Several subjects overlap in the photo. Importantly, however, no faces overlap. The cowboy on the horse, the two cowboys in the middle ground, the person in the foreground at left...their faces are unobstructed. We even see the horse's face and that of the cow between the red bucket and the cowboy in the middle in the foreground.
The faces we don't see are those of the animal being branded in the midground, the bull being castrated, the cowboy performing the castration and the man carrying the bucket.
I would argue those omissions strengthen the photo. If we could see the face of the animal being branded, that would demand our attention and be a distraction. The same goes for the animal being castrated. The cowboy at the center of the frame is not, himself, the subject. It's the act of castration that is, which is why the scalpel held in that man's mouth but clearly visible against his shadowed face is so important. If the scalpel weren't so prominent and we saw the cowboy's face instead, the photo wouldn't be as impactful.
The red bucket is what makes this photo so powerful.
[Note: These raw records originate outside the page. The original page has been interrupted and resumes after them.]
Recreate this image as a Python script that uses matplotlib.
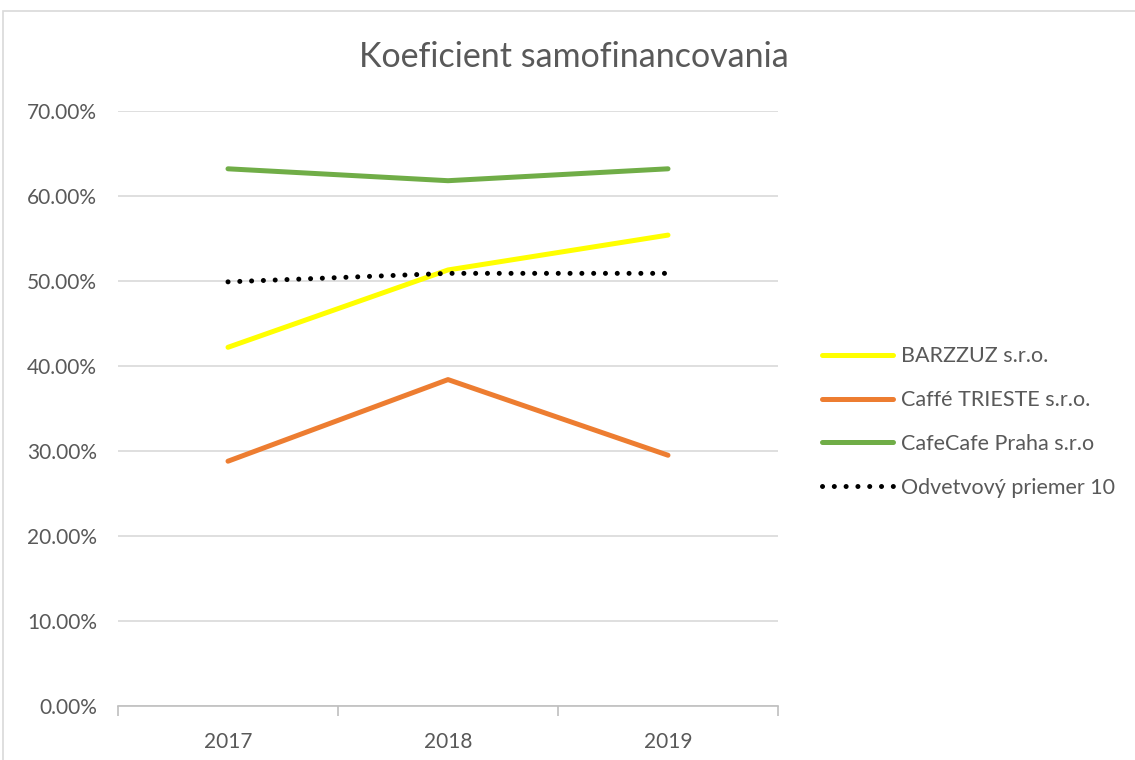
import numpy as np
import matplotlib
matplotlib.use('Agg')
import matplotlib.pyplot as plt
from matplotlib.patches import Rectangle
from matplotlib.ticker import FuncFormatter, MultipleLocator

years = ['2017', '2018', '2019']
barzzuz = [0.422, 0.513, 0.554]
trieste = [0.288, 0.384, 0.295]
cafecafe = [0.632, 0.618, 0.632]
priemer = [0.499, 0.509, 0.509]

names = ['BARZZUZ s.r.o.', 'Caffé TRIESTE s.r.o.', 'CafeCafe Praha s.r.o',
         'Odvetvový priemer 10']

plt.rcParams['font.family'] = ['Lato', 'DejaVu Sans']
textcol = '#595959'

fig = plt.figure(figsize=(11.35, 7.6), dpi=100)
ax = fig.add_axes([118 / 1135, 1 - 706 / 760, 660 / 1135, 595 / 760])

# chart frame, cropped at right and bottom like the reference
fig.patches.append(Rectangle((3 / 1135, -0.2), 1.5, 1 - 11 / 760 + 0.2,
                             transform=fig.transFigure, fill=False,
                             edgecolor='#d9d9d9', linewidth=1.2))

x = np.arange(len(years))
ax.plot(x, barzzuz, color='#ffff00', lw=3.6, solid_capstyle='round', label=names[0])
ax.plot(x, trieste, color='#ed7d31', lw=3.6, solid_capstyle='round', label=names[1])
ax.plot(x, cafecafe, color='#70ad47', lw=3.6, solid_capstyle='round', label=names[2])
ax.plot(x, priemer, color='black', lw=3.6, linestyle=(0, (0.01, 2.35)),
        dash_capstyle='round', label=names[3])

ax.set_xlim(-0.5, len(years) - 0.5)
ax.set_ylim(0, 0.7)
ax.yaxis.set_major_locator(MultipleLocator(0.1))
ax.yaxis.set_major_formatter(FuncFormatter(lambda v, p: '{:.2f}%'.format(v * 100)))
ax.set_xticks(x)
ax.set_xticklabels(years)
ax.set_xticks(np.arange(-0.5, len(years), 1), minor=True)

ax.grid(axis='y', color='#d9d9d9', lw=1.2)
ax.set_axisbelow(True)
for s in ['top', 'right', 'left']:
    ax.spines[s].set_visible(False)
ax.spines['bottom'].set_color('#bfbfbf')
ax.spines['bottom'].set_linewidth(1.2)

ax.tick_params(axis='y', length=0, pad=15, labelsize=15, labelcolor=textcol)
ax.tick_params(axis='x', which='major', length=0, pad=19, labelsize=15,
               labelcolor=textcol)
ax.tick_params(axis='x', which='minor', length=7, width=1.2, color='#bfbfbf')

fig.text(574 / 1135, 1 - 57 / 760, 'Koeficient samofinancovania', ha='center',
         va='center', fontsize=24.5, color=textcol)

leg = ax.legend(loc='center left', bbox_to_anchor=(803 / 1135, 1 - 422 / 760),
                bbox_transform=fig.transFigure, frameon=False, fontsize=15.5,
                handlelength=3.3, handletextpad=0.37, labelspacing=1.1,
                labelcolor=textcol)

fig.savefig('out.png', dpi=100)
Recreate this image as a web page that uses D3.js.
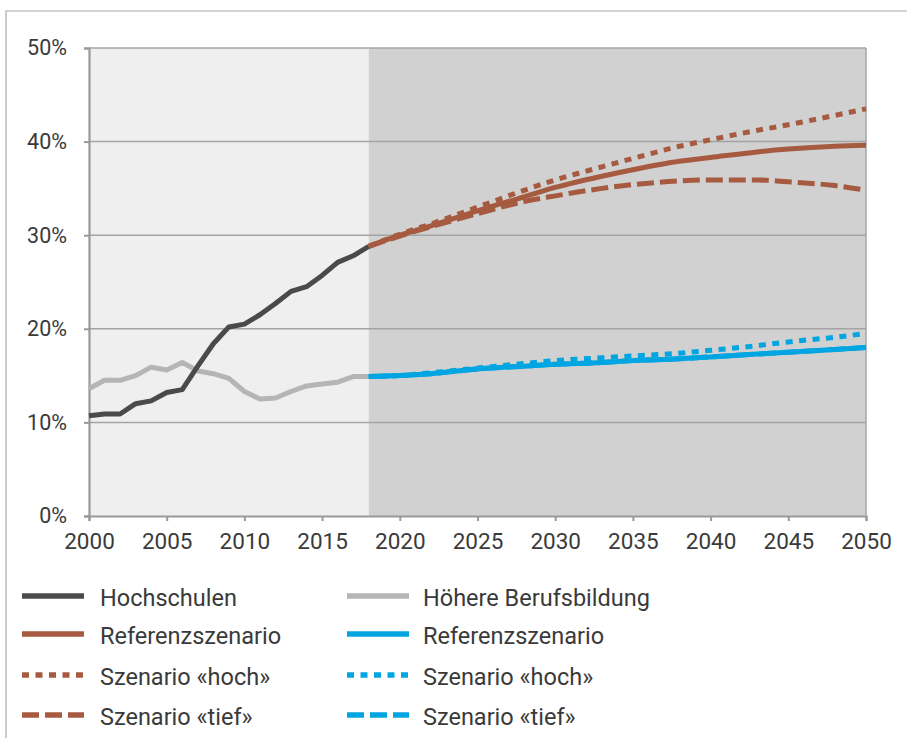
<!DOCTYPE html>
<html>
<head>
<meta charset="utf-8">
<script src="https://cdn.jsdelivr.net/npm/d3@7"></script>
<style>
  html, body { margin: 0; padding: 0; background: #fff; }
  svg { display: block; }
  text { font-family: Roboto, "Noto Sans", sans-serif; fill: #3a3a3a; }
</style>
</head>
<body>
<svg id="chart" width="907" height="738"></svg>
<script>
// ---- Data ----
const histYears = d3.range(2000, 2019);
const hochschulen = [10.7, 10.9, 10.9, 12.0, 12.3, 13.2, 13.5, 16.0, 18.4, 20.2, 20.5, 21.5, 22.7, 24.0, 24.5, 25.7, 27.1, 27.8, 28.8];
const hoehereBB   = [13.6, 14.5, 14.5, 15.0, 15.9, 15.6, 16.4, 15.5, 15.2, 14.7, 13.3, 12.5, 12.6, 13.3, 13.9, 14.1, 14.3, 14.9, 14.9];

const projYears = [2018, 2020, 2022, 2025, 2028, 2030, 2033, 2035, 2038, 2040, 2043, 2045, 2048, 2050];
const hsRef  = [28.8, 30.0, 31.0, 32.6, 34.1, 35.1, 36.3, 37.0, 37.9, 38.3, 38.9, 39.2, 39.5, 39.6];
const hsHoch = [28.8, 30.1, 31.2, 33.0, 34.8, 35.9, 37.3, 38.2, 39.5, 40.2, 41.2, 41.8, 42.8, 43.5];
const hsTief = [28.8, 29.9, 30.9, 32.3, 33.6, 34.2, 35.0, 35.4, 35.8, 35.9, 35.9, 35.7, 35.3, 34.8];
const hbRef  = [14.9, 15.0, 15.2, 15.7, 16.0, 16.2, 16.4, 16.6, 16.8, 17.0, 17.3, 17.5, 17.8, 18.0];
const hbHoch = [14.9, 15.0, 15.3, 15.8, 16.3, 16.6, 16.9, 17.1, 17.4, 17.7, 18.2, 18.6, 19.1, 19.5];
const hbTief = [14.9, 15.0, 15.2, 15.7, 16.0, 16.2, 16.4, 16.6, 16.8, 17.0, 17.3, 17.5, 17.8, 18.0];

const xTicks = [2000, 2005, 2010, 2015, 2020, 2025, 2030, 2035, 2040, 2045, 2050];
const yTicks = [0, 10, 20, 30, 40, 50];
const projectionStart = 2018;

const legendItems = [
  {label: "Hochschulen", color: "#4a4a4a", dash: null, col: 0, row: 0},
  {label: "Referenzszenario", color: "#a65b40", dash: null, col: 0, row: 1},
  {label: "Szenario «hoch»", color: "#a65b40", dash: "7,6.5", col: 0, row: 2},
  {label: "Szenario «tief»", color: "#a65b40", dash: "17,6", col: 0, row: 3},
  {label: "Höhere Berufsbildung", color: "#b5b5b5", dash: null, col: 1, row: 0},
  {label: "Referenzszenario", color: "#00a5e1", dash: null, col: 1, row: 1},
  {label: "Szenario «hoch»", color: "#00a5e1", dash: "7,6.5", col: 1, row: 2},
  {label: "Szenario «tief»", color: "#00a5e1", dash: "17,6", col: 1, row: 3}
];

// ---- Layout ----
const svg = d3.select("#chart");
const mLeft = 89, mRight = 866, mTop = 48, mBottom = 516;
const x = d3.scaleLinear().domain([2000, 2050]).range([mLeft, mRight]);
const y = d3.scaleLinear().domain([0, 50]).range([mBottom, mTop]);

// outer frame
svg.append("path").attr("d", "M6,738 V11 H907").attr("fill", "none")
  .attr("stroke", "#a8a8a8").attr("stroke-width", 1.2);

// backgrounds
svg.append("rect").attr("x", x(2000)).attr("y", y(50))
  .attr("width", x(projectionStart) - x(2000)).attr("height", y(0) - y(50)).attr("fill", "#efefef");
svg.append("rect").attr("x", x(projectionStart)).attr("y", y(50))
  .attr("width", x(2050) - x(projectionStart)).attr("height", y(0) - y(50)).attr("fill", "#d0d1d0");

// gridlines
svg.append("g").selectAll("line").data(yTicks.filter(d => d > 0)).join("line")
  .attr("x1", mLeft).attr("x2", mRight).attr("y1", d => y(d)).attr("y2", d => y(d))
  .attr("stroke", "#a4a4a4").attr("stroke-width", 1.5);
// right border
svg.append("line").attr("x1", mRight).attr("x2", mRight).attr("y1", mTop).attr("y2", mBottom)
  .attr("stroke", "#a4a4a4").attr("stroke-width", 1.5);

// axes
const yAxis = d3.axisLeft(y).tickValues(yTicks).tickFormat(d => d + "%").tickSize(5).tickPadding(17);
const gy = svg.append("g").attr("transform", `translate(${mLeft},0)`).call(yAxis);
gy.select(".domain").attr("stroke", "#999").attr("stroke-width", 2.2);
gy.selectAll(".tick line").attr("stroke", "#999").attr("stroke-width", 2);
gy.selectAll(".tick text").attr("font-size", 21.5).attr("fill", "#3a3a3a").attr("font-family", "Roboto");

const xAxis = d3.axisBottom(x).tickValues(xTicks).tickFormat(d3.format("d")).tickSize(5).tickPadding(12);
const gx = svg.append("g").attr("transform", `translate(0,${mBottom})`).call(xAxis);
gx.select(".domain").attr("stroke", "#999").attr("stroke-width", 2.2);
gx.selectAll(".tick line").attr("stroke", "#999").attr("stroke-width", 2);
gx.selectAll(".tick text").attr("font-size", 22.5).attr("fill", "#3a3a3a").attr("font-family", "Roboto");

// lines
const lineGen = d3.line().x(d => x(d[0])).y(d => y(d[1])).curve(d3.curveMonotoneX);
const histLine = d3.line().x(d => x(d[0])).y(d => y(d[1]));
function draw(years, vals, color, dash, gen) {
  const p = svg.append("path").datum(years.map((yr, i) => [yr, vals[i]]))
    .attr("d", gen || lineGen).attr("fill", "none").attr("stroke", color)
    .attr("stroke-width", 5).attr("stroke-linejoin", "round").attr("stroke-linecap", "butt");
  if (dash) p.attr("stroke-dasharray", dash);
}
draw(histYears, hoehereBB, "#b5b5b5", null, histLine);
draw(histYears, hochschulen, "#4a4a4a", null, histLine);

draw(projYears, hbTief, "#00a5e1", "17,6");
draw(projYears, hbHoch, "#00a5e1", "7,6.5");
draw(projYears, hbRef, "#00a5e1", null);

draw(projYears, hsRef, "#a65b40", null);
draw(projYears, hsTief, "#a65b40", "17,6");
draw(projYears, hsHoch, "#a65b40", "7,6.5");

// legend
const colX = [22, 347], textX = [100, 423], rowY = [596, 634, 675, 715];
const lg = svg.append("g");
legendItems.forEach(it => {
  const lx = colX[it.col], ly = rowY[it.row];
  const l = lg.append("line").attr("x1", lx).attr("x2", lx + 62).attr("y1", ly).attr("y2", ly)
    .attr("stroke", it.color).attr("stroke-width", 5.5);
  if (it.dash) l.attr("stroke-dasharray", it.dash);
  lg.append("text").attr("x", textX[it.col]).attr("y", ly + 10)
    .attr("font-size", 23.5).attr("fill", "#3a3a3a").text(it.label);
});
</script>
</body>
</html>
It adds color and is, itself, an equal subject. It substitutes for the blood we do not wish to see and makes clear full impact of the activity that's underway.
The one "imperfection" in the photo is the horizon line cutting through the elbow of the cowboy in the white hat and, it could be argued, even that contributes to the image. It leaves an impression of the arm being removed at the elbow. It provokes a feeling of tension or conflict in the viewer. That feeling echoes our reaction to what we're seeing: an animal's testicles being removed.
It's amazing to me that Abell managed to so (nearly) perfectly compose this photo and wait until just the right moment to press the shutter release.